On desktops where electricity is cheap and thermals are manageable, the downside risk is mostly an inflated power bill (and perhaps the slow disintegration of the planet, but who’s counting). On laptops, the risks are higher: battery wear increases, cooling fans get louder, and performance boosts may be offset by thermal throttling.

Why Default Isn’t Always a Dirty Word​

Microsoft’s out-of-the-box power plans may have all the sex appeal of a beige business PC, but there’s method in their mediocrity. Decades of telemetry, bug reports, and real-world usage go into that boring “Balanced” plan. It’s engineered so that most users never feel compelled to fiddle—except for those who live to tinker.
As with most things Windows, the best advice is to experiment within reason. Test, measure, and be brave—but keep one hand on the Reset button.

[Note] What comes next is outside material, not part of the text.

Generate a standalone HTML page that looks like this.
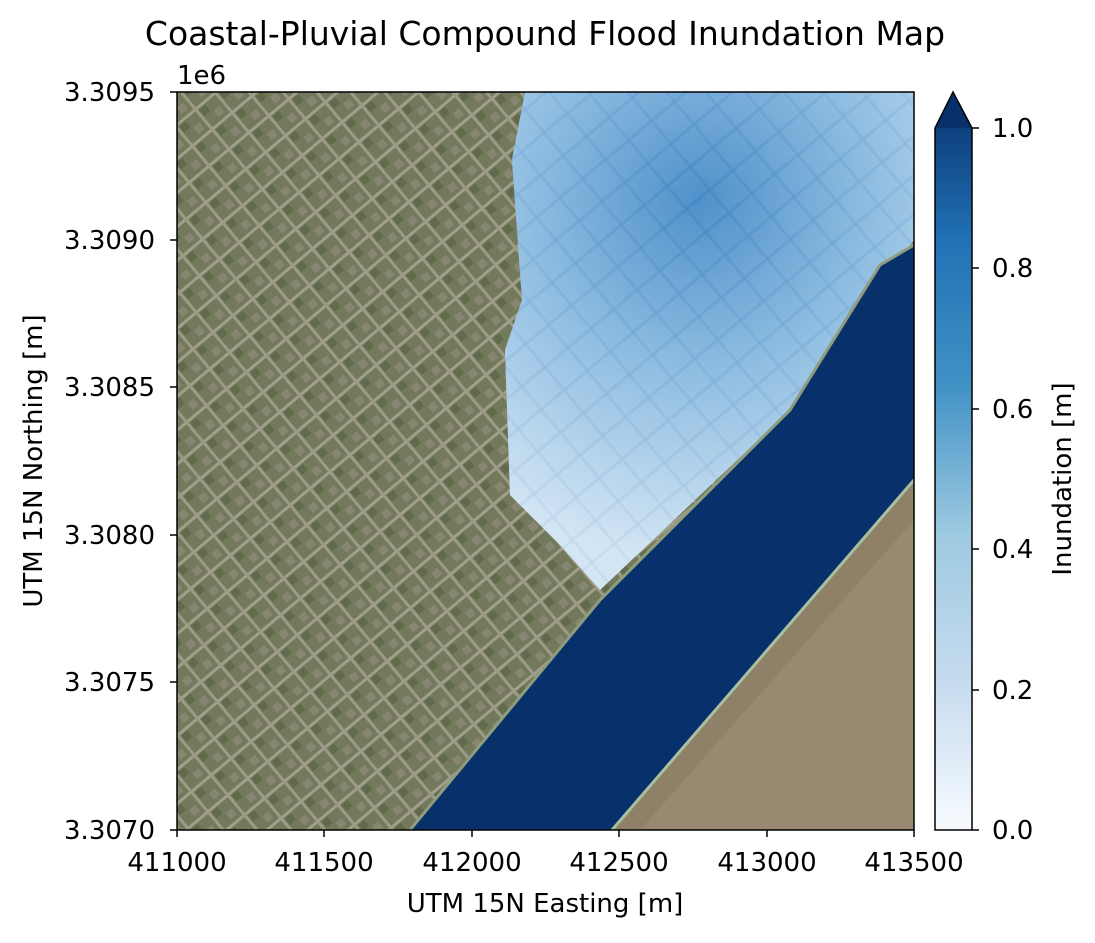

Wrapping Up: A Tale of Two (or Three or Custom) Power Plans​

So, should you use a custom Windows power plan? Think of it like constructing your own sandwich versus grabbing one off the lunch counter. If you know exactly what you want, with ingredients nobody else craves (disk never sleeps, USB always on, processor at full tilt when plugged in), building your own is satisfying and, occasionally, necessary.
But if your chief concerns are decent performance, good battery life, and not roasting your lap, Microsoft’s defaults remain more than adequate. Tinkering for its own sake—especially if you’re following online forum advice about “ultimate” plans—may at best yield questionable improvements and, at worst, become an IT horror story recounted to new hires as a cautionary tale.
As with all things Windows, the best power plan isn’t the one with the most sliders set to MAX, but the one that fits your needs—and doesn’t require a spreadsheet to troubleshoot when things eventually go bump in the night.
In conclusion, custom Windows power plans are a delicious option for enthusiasts, an invaluable tool for IT admins, and a rabbit hole for those with too much free time and a penchant for micromanagement. For everyone else, Microsoft’s default plans are not just “good enough”—they’re the Goldilocks answer to everyday computing.
Now, if you’ll excuse me, my PC just dimmed its display at the exact moment I finished typing. As it turns out, Balanced really does suit me just fine.